Yanomami indigenous suffering malnutrition, disease and death in Brazil

The world was appalled to see the impact of hunger combined with the inexistence of health care for the Yanomami ethnic people in Brazil. It is a humanitarian tragedy without proportions.

On 16 January, after receiving reports of malnutrition and child deaths, the Brazilian government’s Ministry of Health sent a team to investigate the situation of the Yanomami.

The professionals were faced with what would be a devastated land. The experts found severe malnutrition, numerous cases of malaria, acute respiratory infection, diarrhoea, intestinal worms and other problems, particularly among the elderly and children. 

This situation led to a decree of Public Health Emergency in the region of Serra Parima – the core of Yanomami territory. 

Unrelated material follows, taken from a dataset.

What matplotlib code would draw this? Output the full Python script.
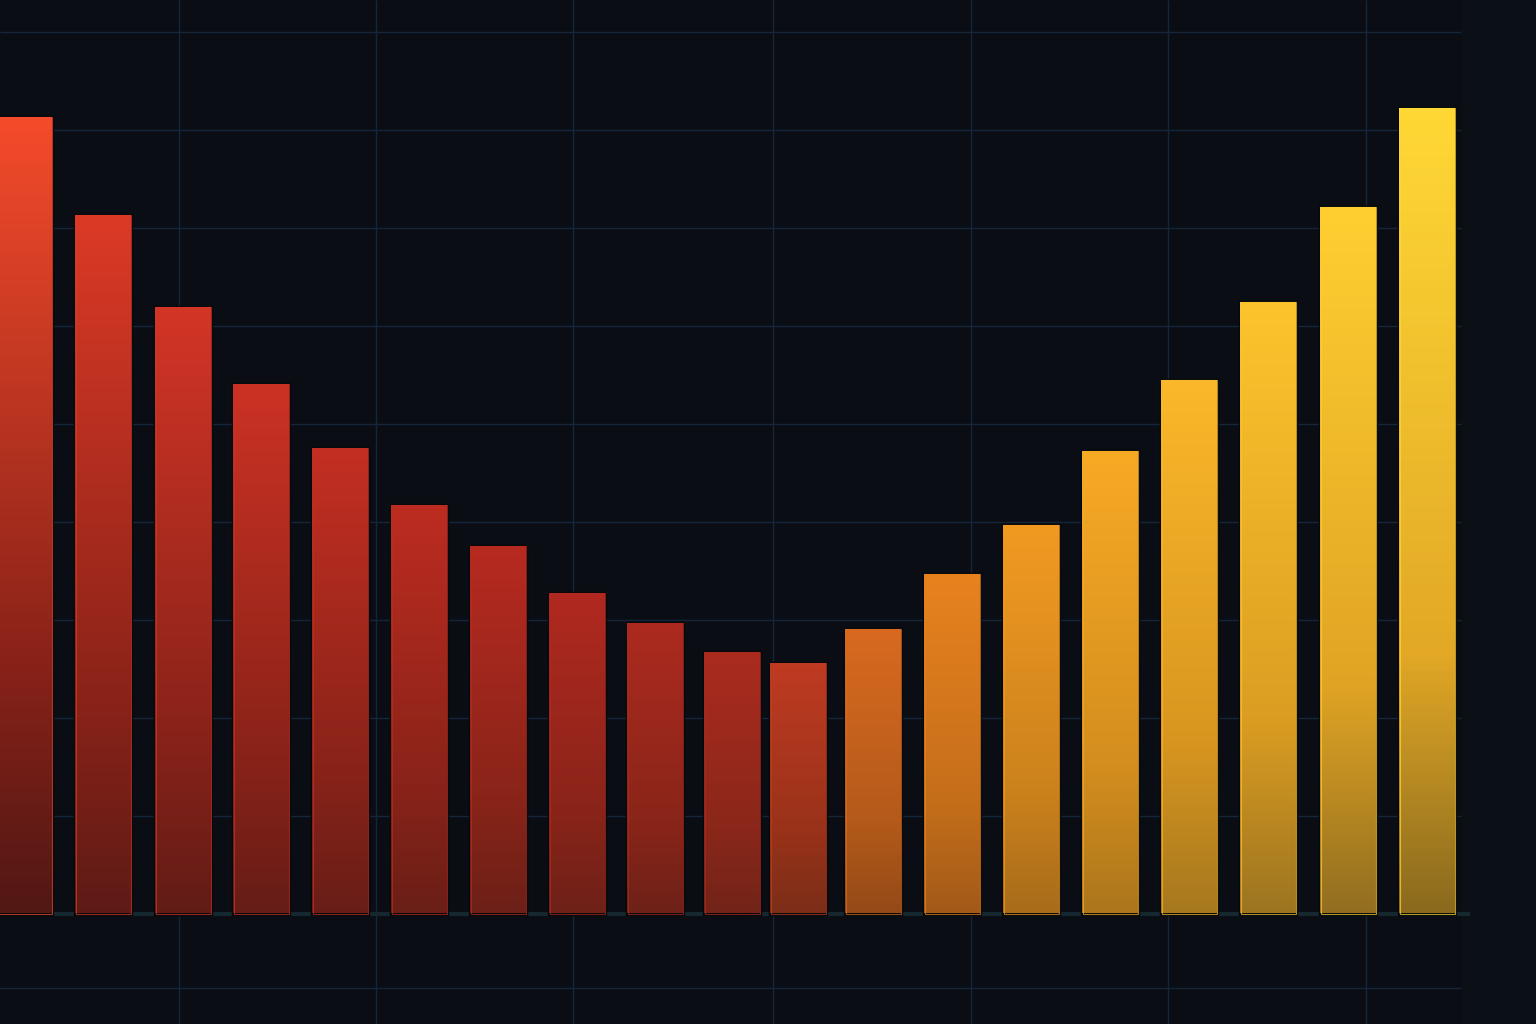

On 21 January, President Lula visited the area accompanied by his ministers. He called the situation “of neglect and abandonment ” of the Bolsonaro government towards the Yanomami and denounced as ” genocide ” the drama faced by these native people. The president made a commitment to end illegal mining and guarantee health care in indigenous territories.

Given the gravity of the situation, the Pan American Health Organization (PAHO) sent André Siqueira, a malaria specialist from the National Institute of Infectology at the Oswaldo Cruz Foundation (Fiocruz), to investigate the case. In an interview with the BBC, the infectologist said he had witnessed “the worst health and humanitarian situation” he had ever seen, a “catastrophic” and “disastrous” situation.

The Ministry of Indigenous Peoples disclosed that 99 children had died from malnutrition, pneumonia and diarrhea in 2022. There were also 11,530 confirmed cases of malaria. And it is possible that at least 570 children have died in the past four years from mercury contamination, malnutrition and starvation. 

A tragedy foretold

The case, although it has surprised many, has been described by indigenous organisations as a “tragedy foretold”. The Hutukara Yanomami Association, which represents 30,000 Yanomami and Yekuana indigenous people, had already sent 21 formal requests for help to the Bolsonaro government, which warned that conflicts with miners could “reach genocidal proportions”.

At the end of 2019, Bolsonaro was denounced at the ICC (International Criminal Court) by Comissão Arns, for crimes against humanity and incitement to genocide of the indigenous peoples of Brazil. But nothing happened.

Illegal mining: violence and death

According to the Yanomami people’s denouncements, from 2018 to 2021 the area of mining in the Indigenous Land alone jumped from 1,200 to 3,272 hectares.

The activity of mining and the presence of miners affect the territory in various ways: contamination by mercury, transmission of diseases and violence. 

The Yanomami territory is the target of illegal mining and has faced, especially in the last four years, contamination left by mercury residue, which serves as a magnet to stick the smaller pieces of gold together, making them easy to separate. The activity affects the waters and degrades the health conditions of indigenous and riverside communities. And what’s worse, the impacts extend beyond the region directly affected. 

Besides, there is the problem of disease transmission. A research by the Federal University of Minas Gerais in partnership with the Socio-environmental Institute (ISA), reviewed by the Oswaldo Cruz Foundation (Fiocruz) has shown that it is the miners who are most responsible for the transmission of diseases to peoples living in geographical isolation. This fact has even been aggravated by the transmission of covid-19 to indigenous peoples.

The types of violence committed by illegal miners are many. Among the most serious attacks, the Hutukara Associação Yanomami denounced that at the end of 2022 that miners had burned down a care unit in the Homoxi region, an area where 700 indigenous people live.

“The abandonment of indigenous peoples to their own fate and resistance is a State project in Brazil, as native people in Brazil have always had to resist and fight to defend their lands, culture and life”, denounces the member of the National Executive Secretariat of CSP-Conlutas Küna Yporã Tremembé, from the Tremembé ethnic people in Maranhão. 

The leadership reinforces that in the last four years, illegal miners and loggers have operated under the government’s permission, threatening and killing those who resisted, but they were not the only ones. “Ruralists and agribusiness, backed by the powerful, expanded the lands by invading indigenous lands,” he stressed.

For Küna Yporã, it is necessary that the Lula government commits to the demarcation of all territories by 2026. “The symbolism of the creation of the Ministry of Indigenous Peoples, and with its importance, makes no sense if the ethnic groups continue to be expelled from their sacred territories by miners, deforesters and politicians,” he stressed.

Jair Bolsonaro, Damares Alves, Marcelo Queiroga, Eduardo Pazuello and Marcelo Xavier must be investigated and punished, not only by Brazil, but by the International Criminal Court for the crimes committed against the native people in Brazil.

CSP-Conlutas defends that indigenous struggle against this genocide should be raised in unity with the quilombolas, peasants, extractivists, riverine peoples and workers of the cities, because it is also a struggle against capitalism.